2. Ведь если я раньше разрывался от важнейших занятий, так как считал, что мне следует всеми стараниями оберегать государство, то в настоящее время я разрываюсь гораздо сильнее. Ведь подобно тому, как тяжелее болеют те, кто, казалось, оправившись от болезни, снова ею поражается, так сильнее беспокоимся мы, которые, доведя войну до конца и почти покончив с ней, вынуждены вести возобновившуюся войну. Но об этом достаточно.

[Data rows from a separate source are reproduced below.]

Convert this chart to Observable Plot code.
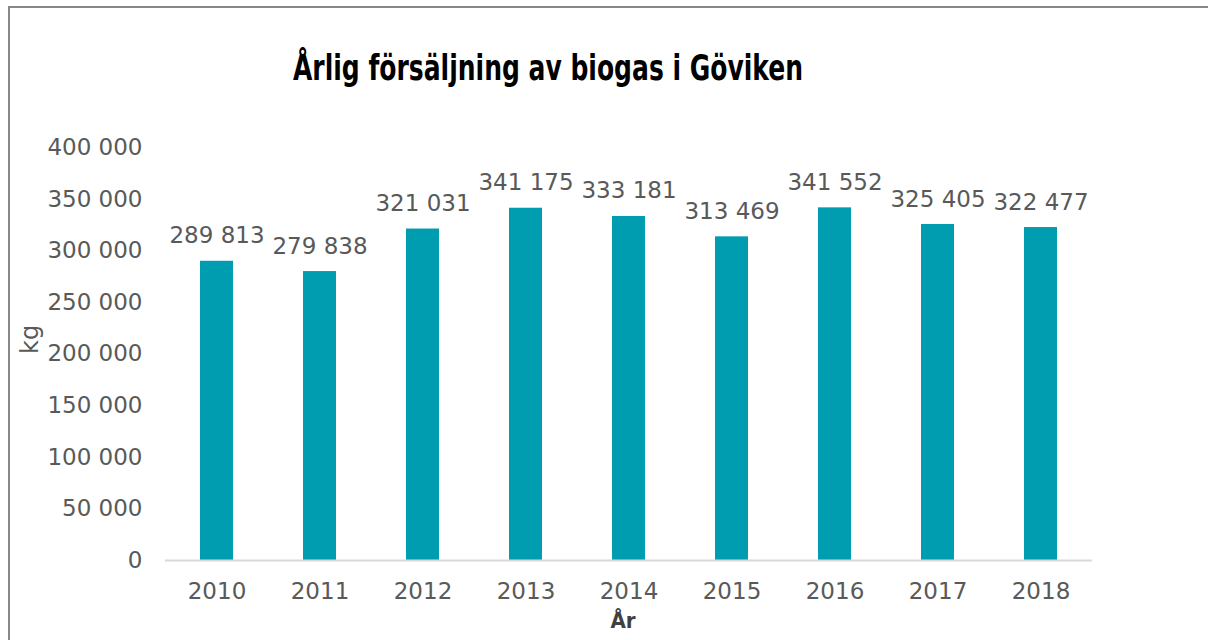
<!DOCTYPE html>
<html>
<head>
<meta charset="utf-8">
<script src="https://cdn.jsdelivr.net/npm/d3@7"></script>
<script src="https://cdn.jsdelivr.net/npm/@observablehq/plot@0.6"></script>
<style>
  html, body { margin: 0; padding: 0; background: #fff; }
  #wrap { position: relative; width: 1208px; height: 640px; overflow: hidden; }
  #border { position: absolute; left: 8px; top: 6px; width: 1200px; height: 640px;
            border-top: 2px solid #888; border-left: 2px solid #888; box-sizing: border-box; }
  #title { position: absolute; left: 0; top: 0; width: 1208px; height: 100px; }
  #chart { position: absolute; left: 0; top: 0; }
</style>
</head>
<body>
<div id="wrap">
  <div id="border"></div>
  <div id="chart"></div>
  <svg id="title" width="1208" height="100">
    <text x="548" y="80" text-anchor="middle" textLength="510" lengthAdjust="spacingAndGlyphs"
      style="font-family: 'Liberation Sans Narrow', 'Arial Narrow', 'DejaVu Sans Condensed', sans-serif; font-weight: bold; font-size: 35px; fill: #000;">Årlig försäljning av biogas i Göviken</text>
  </svg>
</div>
<script>
const years = ["2010", "2011", "2012", "2013", "2014", "2015", "2016", "2017", "2018"];
const sales = [289813, 279838, 321031, 341175, 333181, 313469, 341552, 325405, 322477];
const yTicks = [0, 50000, 100000, 150000, 200000, 250000, 300000, 350000, 400000];
const xLabel = "År";
const yLabel = "kg";

const data = years.map((y, i) => ({year: y, value: sales[i]}));
const fmt = v => d3.format(",")(v).replace(/,/g, " ");
const gray = "#595959";
const numFont = "DejaVu Sans, Verdana, sans-serif";

const plot = Plot.plot({
  width: 1208,
  height: 640,
  marginLeft: 165,
  marginRight: 116,
  marginTop: 147,
  marginBottom: 80,
  style: {fontFamily: numFont, background: "transparent"},
  x: {domain: years, paddingInner: 0.68, paddingOuter: 0.34},
  y: {domain: [0, 400000]},
  marks: [
    Plot.barY(data, {x: "year", y: "value", fill: "#009db0"}),
    Plot.ruleY([0], {stroke: "#d9d9d9", strokeWidth: 2}),
    Plot.axisY({ticks: yTicks, tickFormat: fmt, tickSize: 0, tickPadding: 23,
      fontSize: 23, fill: gray, label: null}),
    Plot.axisX({tickSize: 0, tickPadding: 22, fontSize: 23, fill: gray, label: null}),
    Plot.text(data, {x: "year", y: "value", text: d => fmt(d.value), dy: -18,
      lineAnchor: "bottom", fontSize: 23, fill: gray}),
    Plot.text([yLabel], {frameAnchor: "left", dx: -135, rotate: -90, fontSize: 24,
      fill: gray}),
    Plot.text([xLabel], {frameAnchor: "bottom", dy: 67, dx: -6, lineAnchor: "bottom",
      fontSize: 22, fontWeight: "bold", fill: "#404040",
      fontFamily: "'Liberation Sans Narrow', 'Arial Narrow', 'DejaVu Sans Condensed', sans-serif"})
  ]
});
document.getElementById("chart").appendChild(plot);
</script>
</body>
</html>
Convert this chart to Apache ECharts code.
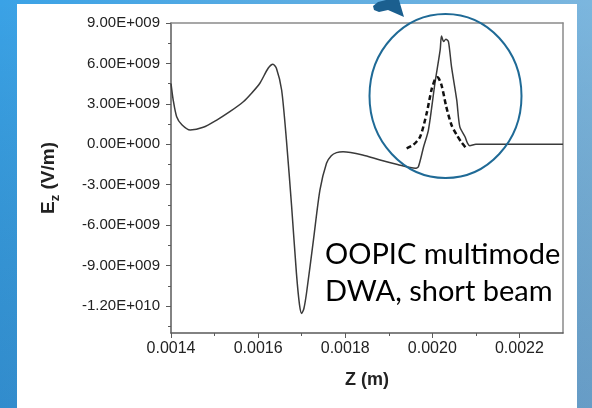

3. Ты же, мой Корнифиций, будь уверен в том, что я не столь слаб духом (не скажу — лишен человеческих чувств), чтобы я мог уступить тебе либо в услужливости, либо в приязни. У меня, действительно, не было сомнений, но Херипп[6182] достиг того, что твоя приязнь стала много яснее мне. Какой человек! Он всегда был угоден мне, а теперь даже приятен. Клянусь, он представил мне даже выражение твоего лица, а не только сообщил о настроении и словах. Итак, не опасайся, что я сержусь на тебя за то, что ты написал мне то же, что и прочим. Я, действительно, хотел особого письма, написанного мне, — но без нетерпения и любя.